Theoretical Framework
The theoretical framework provides the requirements of the corporate structure to delegate the requisite duties to the management and directors of the companies. It provides several models to define the duties and responsibilities of the directors to serve the company for the advantages of the shareholders and the entire company[10]. The board of directors is responsible to act not only in favor of the shareholders but also for the company’s benefits with respect to the critical business decisions (ASIC v Fortescue Metals Group Ltd). Corporate stakeholders include the consumers, employees, creditors, debtors, investors, government and other executive employees for whom the enterprise is required to follow the business activities as per the required legislations and principles.
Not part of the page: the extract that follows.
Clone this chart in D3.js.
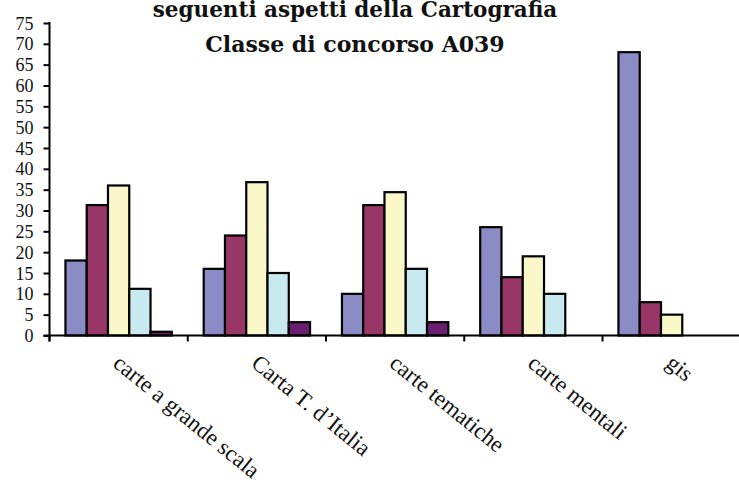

In many situations companies come across the stage where business decision is required to be taken by the board of the directors in consultation of the shareholders. In such situations, directors are required to follow the standards of the corporate law as well as the requirement of the shareholders[11]. In some situations, shareholders of the company have the right to vote against the directors for the appointment in the general meeting considering the case of Gambbotto v WCP 182 CLR 432. Therefore, directors of the company are responsible to comply the provisions of the corporation act for conducting the business activities and recognizing the financial information. Directors of the company are responsible to conduct their duties for managing the business decisions to maximize the benefits of the company along with the consumers and investors. The theory on corporate constitutionalism presents the framework that directors are required to follow for managing the business process, business decisions for further investment, dividend distribution, diversification of product and services or any other critical activities[12]. According to the requirements of accounting principles and corporation law, directors are required to present the disclosures of the valuation of the sources, their interest in the company and accounting policies Jubliee Mines NL v Riley 253 ALR 673. It is the responsibility of the management and directors to present all the relevant facts and disclosures in the financial statement so that the shareholders and other stakeholders are able to gather the information about the company.
Conclusion
It can be concluded that the business activities of the organizations depends on the proper duties performed by the management and directors. The directors of the company are responsible to address the concerns of the investors as well as the entire company to maximize the profitability and maintain the sustainability. Further, section 249N of the Corporation Act specifies the members requisition for presenting the notice to call a general meeting for certain business resolutions. On the other hand, directors are required to conduct their duties to manage the organizations so that the activist investors cannot acquire the company. Considering the objectives of activist investors, they acquire the organizational securities in large amount for acquiring the business management in case of material misstatement or any fraud or error. However, directors are responsible to perform the duties with respect to managing the business records properly, managing the production of goods and services with respect to the cost, demand, supply and sales revenue. In case, the directors fail to perform or manage the business activities following the accountability and transparency of the financial and other business information, it can be said the contravention of the corporation law. Apart from the requirements of the corporation law, theory on corporate constitutionalism presents the framework for the benefit of the entire company. It specifies the directors’ duties to manage the business functions for the company as a whole instead of performing only for the benefits of the shareholders. The directors are further required to manage the company’s business in a way that maximizes its profitability and maintaining the sustainable growth with the compliance of corporate principles and standards.